[GIVEN TASK]: Gather up every line that includes the string "React".

[COLLECTED DATA]:
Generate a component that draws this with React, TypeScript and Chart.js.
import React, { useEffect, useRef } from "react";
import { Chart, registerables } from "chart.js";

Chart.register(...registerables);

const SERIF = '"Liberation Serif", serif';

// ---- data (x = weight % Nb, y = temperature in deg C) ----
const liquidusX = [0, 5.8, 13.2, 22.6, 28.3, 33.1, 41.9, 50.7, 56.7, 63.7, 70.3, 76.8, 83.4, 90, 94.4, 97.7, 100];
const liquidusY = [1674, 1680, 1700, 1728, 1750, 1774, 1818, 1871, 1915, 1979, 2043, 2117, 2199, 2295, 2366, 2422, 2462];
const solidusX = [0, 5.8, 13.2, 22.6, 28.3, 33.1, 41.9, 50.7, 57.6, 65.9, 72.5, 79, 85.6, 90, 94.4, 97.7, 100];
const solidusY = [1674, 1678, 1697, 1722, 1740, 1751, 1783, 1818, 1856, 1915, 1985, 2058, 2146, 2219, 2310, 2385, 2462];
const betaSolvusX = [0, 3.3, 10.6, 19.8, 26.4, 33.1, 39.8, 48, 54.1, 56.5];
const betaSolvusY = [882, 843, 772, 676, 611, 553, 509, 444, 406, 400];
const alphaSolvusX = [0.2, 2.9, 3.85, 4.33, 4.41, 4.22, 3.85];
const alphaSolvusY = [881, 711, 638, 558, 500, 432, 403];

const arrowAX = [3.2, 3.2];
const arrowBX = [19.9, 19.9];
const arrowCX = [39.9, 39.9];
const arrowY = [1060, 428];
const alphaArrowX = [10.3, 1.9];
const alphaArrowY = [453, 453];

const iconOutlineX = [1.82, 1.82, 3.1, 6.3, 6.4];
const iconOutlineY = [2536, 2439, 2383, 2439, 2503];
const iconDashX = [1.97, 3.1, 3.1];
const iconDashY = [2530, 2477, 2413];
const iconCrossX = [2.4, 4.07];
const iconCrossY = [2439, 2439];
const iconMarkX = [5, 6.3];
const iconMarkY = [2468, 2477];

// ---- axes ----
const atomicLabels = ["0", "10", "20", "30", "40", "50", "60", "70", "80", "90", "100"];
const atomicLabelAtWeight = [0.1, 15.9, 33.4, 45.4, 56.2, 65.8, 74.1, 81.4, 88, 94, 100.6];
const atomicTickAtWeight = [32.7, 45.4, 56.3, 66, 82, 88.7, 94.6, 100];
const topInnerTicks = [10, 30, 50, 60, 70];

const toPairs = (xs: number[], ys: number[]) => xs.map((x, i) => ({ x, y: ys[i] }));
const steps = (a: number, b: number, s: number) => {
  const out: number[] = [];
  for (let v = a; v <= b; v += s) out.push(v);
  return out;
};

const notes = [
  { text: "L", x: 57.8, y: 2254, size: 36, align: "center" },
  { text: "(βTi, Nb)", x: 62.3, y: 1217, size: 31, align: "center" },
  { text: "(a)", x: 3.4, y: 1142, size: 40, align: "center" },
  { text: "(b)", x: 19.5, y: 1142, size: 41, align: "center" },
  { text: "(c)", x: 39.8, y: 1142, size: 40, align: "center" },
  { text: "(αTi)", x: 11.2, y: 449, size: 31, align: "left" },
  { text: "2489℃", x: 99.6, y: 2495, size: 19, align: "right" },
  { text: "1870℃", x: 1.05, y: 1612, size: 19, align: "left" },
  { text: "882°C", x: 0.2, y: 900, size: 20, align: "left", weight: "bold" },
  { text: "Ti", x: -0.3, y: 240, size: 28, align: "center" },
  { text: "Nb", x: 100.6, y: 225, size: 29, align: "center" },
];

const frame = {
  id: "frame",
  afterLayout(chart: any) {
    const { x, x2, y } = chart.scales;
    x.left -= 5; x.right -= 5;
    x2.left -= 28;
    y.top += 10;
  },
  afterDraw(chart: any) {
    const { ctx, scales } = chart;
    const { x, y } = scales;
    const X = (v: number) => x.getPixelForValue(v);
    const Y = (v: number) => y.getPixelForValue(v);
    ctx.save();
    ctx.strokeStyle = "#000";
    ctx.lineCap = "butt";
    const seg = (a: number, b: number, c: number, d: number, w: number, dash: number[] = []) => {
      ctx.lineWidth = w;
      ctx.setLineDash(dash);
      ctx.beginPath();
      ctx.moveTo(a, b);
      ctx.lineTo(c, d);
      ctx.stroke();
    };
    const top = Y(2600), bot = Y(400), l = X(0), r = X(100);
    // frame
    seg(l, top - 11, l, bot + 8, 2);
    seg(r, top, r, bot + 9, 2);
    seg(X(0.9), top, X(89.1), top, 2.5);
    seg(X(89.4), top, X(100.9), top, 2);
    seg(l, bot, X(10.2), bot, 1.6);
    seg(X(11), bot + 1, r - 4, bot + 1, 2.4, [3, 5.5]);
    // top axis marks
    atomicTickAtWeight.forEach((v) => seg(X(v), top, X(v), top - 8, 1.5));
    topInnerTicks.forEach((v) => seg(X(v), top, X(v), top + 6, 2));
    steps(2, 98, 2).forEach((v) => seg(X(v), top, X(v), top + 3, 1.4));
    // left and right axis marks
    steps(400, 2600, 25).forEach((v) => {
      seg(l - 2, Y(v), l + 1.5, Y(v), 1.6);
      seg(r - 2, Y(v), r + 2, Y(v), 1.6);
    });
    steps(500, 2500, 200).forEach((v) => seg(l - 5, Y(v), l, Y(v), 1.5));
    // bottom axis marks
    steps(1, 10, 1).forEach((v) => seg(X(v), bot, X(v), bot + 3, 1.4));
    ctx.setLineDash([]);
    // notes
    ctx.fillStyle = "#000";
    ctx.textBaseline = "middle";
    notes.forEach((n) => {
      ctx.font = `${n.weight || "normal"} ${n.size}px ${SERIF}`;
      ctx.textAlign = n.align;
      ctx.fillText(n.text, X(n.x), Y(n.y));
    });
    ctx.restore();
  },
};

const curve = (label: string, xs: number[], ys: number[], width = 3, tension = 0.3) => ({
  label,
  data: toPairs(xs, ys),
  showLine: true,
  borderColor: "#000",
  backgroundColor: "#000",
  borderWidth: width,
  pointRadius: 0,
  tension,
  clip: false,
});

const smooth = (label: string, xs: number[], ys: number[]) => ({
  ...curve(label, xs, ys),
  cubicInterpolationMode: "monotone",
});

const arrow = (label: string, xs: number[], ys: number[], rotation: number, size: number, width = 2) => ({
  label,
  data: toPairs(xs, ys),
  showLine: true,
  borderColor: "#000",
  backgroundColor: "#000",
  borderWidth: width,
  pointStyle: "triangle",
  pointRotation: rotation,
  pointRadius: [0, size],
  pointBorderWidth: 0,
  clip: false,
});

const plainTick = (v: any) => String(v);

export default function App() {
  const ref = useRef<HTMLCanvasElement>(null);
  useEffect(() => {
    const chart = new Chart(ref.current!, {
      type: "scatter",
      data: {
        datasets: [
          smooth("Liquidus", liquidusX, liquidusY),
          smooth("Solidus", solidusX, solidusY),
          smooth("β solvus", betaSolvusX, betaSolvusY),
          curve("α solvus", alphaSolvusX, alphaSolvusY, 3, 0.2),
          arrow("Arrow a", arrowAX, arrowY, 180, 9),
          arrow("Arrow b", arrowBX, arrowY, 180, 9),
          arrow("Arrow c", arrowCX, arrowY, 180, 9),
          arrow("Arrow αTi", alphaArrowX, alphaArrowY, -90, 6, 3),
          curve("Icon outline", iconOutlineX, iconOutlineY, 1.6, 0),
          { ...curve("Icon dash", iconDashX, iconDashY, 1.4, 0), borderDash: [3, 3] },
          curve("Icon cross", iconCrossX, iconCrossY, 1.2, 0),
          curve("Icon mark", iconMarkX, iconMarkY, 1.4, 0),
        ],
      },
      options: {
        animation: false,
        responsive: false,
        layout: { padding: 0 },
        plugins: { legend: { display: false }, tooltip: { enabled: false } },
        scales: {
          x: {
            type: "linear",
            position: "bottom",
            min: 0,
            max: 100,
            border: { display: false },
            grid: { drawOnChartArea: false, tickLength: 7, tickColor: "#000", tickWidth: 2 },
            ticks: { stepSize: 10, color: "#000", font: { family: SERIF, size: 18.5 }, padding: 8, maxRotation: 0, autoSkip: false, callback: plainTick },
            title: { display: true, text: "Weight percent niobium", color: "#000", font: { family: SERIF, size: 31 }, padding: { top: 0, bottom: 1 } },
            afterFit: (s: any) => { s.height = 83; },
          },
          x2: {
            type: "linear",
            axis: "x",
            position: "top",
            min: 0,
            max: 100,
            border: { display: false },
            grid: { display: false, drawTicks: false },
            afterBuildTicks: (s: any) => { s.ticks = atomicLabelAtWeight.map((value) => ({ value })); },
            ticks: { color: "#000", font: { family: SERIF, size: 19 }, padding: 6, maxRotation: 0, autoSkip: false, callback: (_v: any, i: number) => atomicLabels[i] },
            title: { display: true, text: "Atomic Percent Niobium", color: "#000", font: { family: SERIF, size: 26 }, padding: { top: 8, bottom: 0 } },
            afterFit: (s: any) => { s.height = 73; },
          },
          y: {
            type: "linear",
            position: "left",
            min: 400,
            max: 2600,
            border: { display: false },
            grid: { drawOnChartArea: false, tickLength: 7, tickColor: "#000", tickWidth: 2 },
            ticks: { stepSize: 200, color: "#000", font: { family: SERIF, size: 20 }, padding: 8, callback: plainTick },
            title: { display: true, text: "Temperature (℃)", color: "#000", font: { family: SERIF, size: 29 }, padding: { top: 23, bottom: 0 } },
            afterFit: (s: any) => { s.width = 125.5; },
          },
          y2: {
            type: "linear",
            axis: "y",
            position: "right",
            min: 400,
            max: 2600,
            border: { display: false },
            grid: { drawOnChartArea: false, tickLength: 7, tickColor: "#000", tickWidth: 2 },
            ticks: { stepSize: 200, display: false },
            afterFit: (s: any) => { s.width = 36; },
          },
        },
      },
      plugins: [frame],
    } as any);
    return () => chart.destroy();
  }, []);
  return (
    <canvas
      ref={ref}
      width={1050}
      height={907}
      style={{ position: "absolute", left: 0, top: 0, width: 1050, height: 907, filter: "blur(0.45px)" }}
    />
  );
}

[WRITTEN SOLUTION]:
Generate a component that draws this with React, TypeScript and Chart.js.
import React, { useEffect, useRef } from "react";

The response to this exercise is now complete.